Tuesday, May 19, 2015

Living and working in paradise: the rise of the 'digital nomad'

Fed up with spending the 9 to 5 in a stuffy office? Anna Hart packs her Mac and follows the trend for extreme remote working - in Bali 

Typing these words, my forefinger sticks sweatily to the trackpad. When I glance up from the screen, I see steam rising from the neighbouring paddy field. As with all workplaces, there’s a steady hum of white noise: coffee being brewed, group meetings peppered with jargon such as “touch base”, “reach out”, “loop back” and “incentivise”.
 
 
This is one of a rapidly increasing number of co-working spaces, where freelancers, sole traders and small companies rent desks and share printers and coffee machines. But even within that hip, fast-evolving realm, Hubud is an outlier – and its 250-strong community believes that this highly covetable office environment is the workplace of the future. The diversity of this group also signals another change: that more and more jobs are becoming portable, possible to do at a digital distance – not just web designers and freelance writers but fashion designers, photographers, models, marketers and even a remote-working GP.

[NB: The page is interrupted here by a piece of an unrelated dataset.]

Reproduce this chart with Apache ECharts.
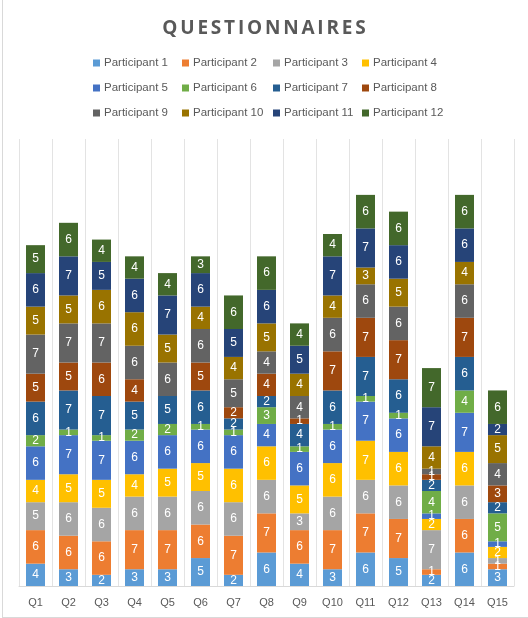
<!DOCTYPE html>
<html>
<head>
<meta charset="utf-8">
<script src="https://cdn.jsdelivr.net/npm/echarts@6/dist/echarts.min.js"></script>
<style>
html,body{margin:0;padding:0;background:#fff;overflow:hidden;}
#frame{position:absolute;left:2px;top:-2px;width:540px;height:620px;border:1px solid #d9d9d9;box-sizing:border-box;}
#chart{position:absolute;left:0;top:0;width:528px;height:618px;}
</style>
</head>
<body>
<div id="frame"></div>
<div id="chart"></div>
<script>
const categories = ['Q1','Q2','Q3','Q4','Q5','Q6','Q7','Q8','Q9','Q10','Q11','Q12','Q13','Q14','Q15'];
const seriesNames = ['Participant 1','Participant 2','Participant 3','Participant 4','Participant 5','Participant 6','Participant 7','Participant 8','Participant 9','Participant 10','Participant 11','Participant 12'];
//            Q1 Q2 Q3 Q4 Q5 Q6 Q7 Q8 Q9 Q10 Q11 Q12 Q13 Q14 Q15
const p1  = [4, 3, 2, 3, 3, 5, 2, 6, 4, 3, 6, 5, 2, 6, 3];
const p2  = [6, 6, 6, 7, 7, 6, 7, 7, 6, 7, 7, 7, 1, 6, 1];
const p3  = [5, 6, 6, 6, 6, 6, 6, 6, 3, 6, 6, 6, 7, 6, 1];
const p4  = [4, 5, 5, 4, 5, 5, 6, 6, 5, 6, 7, 6, 2, 6, 2];
const p5  = [6, 7, 7, 6, 6, 6, 6, 4, 6, 6, 7, 6, 1, 7, 1];
const p6  = [2, 1, 1, 2, 2, 1, 1, 3, 1, 1, 1, 1, 4, 4, 5];
const p7  = [6, 7, 7, 5, 5, 6, 2, 2, 4, 6, 7, 6, 2, 6, 2];
const p8  = [5, 5, 6, 4, 0, 5, 2, 4, 1, 7, 7, 7, 1, 7, 3];
const p9  = [7, 7, 7, 6, 6, 6, 5, 4, 4, 6, 6, 6, 1, 6, 4];
const p10 = [5, 5, 6, 6, 5, 4, 4, 5, 4, 4, 3, 5, 4, 4, 5];
const p11 = [6, 7, 5, 6, 7, 6, 5, 6, 5, 7, 7, 6, 7, 6, 2];
const p12 = [5, 6, 4, 4, 4, 3, 6, 6, 4, 4, 6, 6, 7, 6, 6];
const values = [p1,p2,p3,p4,p5,p6,p7,p8,p9,p10,p11,p12];
const titleText = 'QUESTIONNAIRES';
const colors = ['#5B9BD5','#ED7D31','#A5A5A5','#FFC000','#4472C4','#70AD47','#255E91','#9E480E','#636363','#997300','#264478','#43682B'];

const chart = echarts.init(document.getElementById('chart'), null, {renderer:'canvas'});
const font = '"Liberation Sans", "DejaVu Sans", sans-serif';
const legendX = [88, 177, 268, 357];
const legends = legendX.map((x, i) => ({
  orient: 'vertical',
  left: x,
  top: 52,
  itemWidth: 7,
  itemHeight: 7,
  itemGap: 13,
  icon: 'rect',
  selectedMode: false,
  textStyle: {color: '#595959', fontSize: 11.5, fontFamily: font, padding: [0,0,0,-1]},
  data: [seriesNames[i], seriesNames[i+4], seriesNames[i+8]]
}));

chart.setOption({
  animation: false,
  color: colors,
  title: {
    text: titleText.split('').map(c => '{l|' + c + '}').join(''),
    left: 'center',
    top: 14,
    textStyle: {
      rich: {
        l: {color: '#595959', fontSize: 19, fontWeight: 'bold', fontFamily: '"Open Sans", "DejaVu Sans", sans-serif', padding: [0, 1.4, 0, 1.4]}
      }
    }
  },
  legend: legends,
  grid: {left: 19, right: 14, top: 139, bottom: 32},
  xAxis: {
    type: 'category',
    data: categories,
    axisLine: {lineStyle: {color: '#d9d9d9'}},
    axisTick: {show: false},
    axisLabel: {color: '#595959', fontSize: 11, fontFamily: font, margin: 11},
    splitLine: {show: true, lineStyle: {color: '#e3e3e3', width: 1}}
  },
  yAxis: {
    type: 'value',
    min: 0,
    max: 80,
    show: false,
    splitLine: {show: false}
  },
  series: seriesNames.map((name, i) => ({
    name: name,
    type: 'bar',
    stack: 'total',
    barWidth: 19,
    data: values[i],
    itemStyle: {color: colors[i]},
    label: {
      show: true,
      position: 'inside',
      color: '#fff',
      fontSize: 12,
      fontFamily: font,
      formatter: p => p.value ? String(p.value) : ''
    }
  }))
});
</script>
</body>
</html>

As a freelance journalist, I have long been a convert to co-working spaces. I work from Netil House in Hackney, east London, where I share a studio with a jewellery designer, an arts curator and a photographer. Cycling to work, choosing my working hours and studio mates, I feel like I have got it pretty good, particularly compared to the years I spent working long, inflexible hours in a staff job. Or I felt good until I heard about Hubud. Because if going it alone in a co-working space is the first step towards freedom for the growing number of frustrated, ambitious young professionals, phase two is complete “location independence”; also known as “digital nomadism”.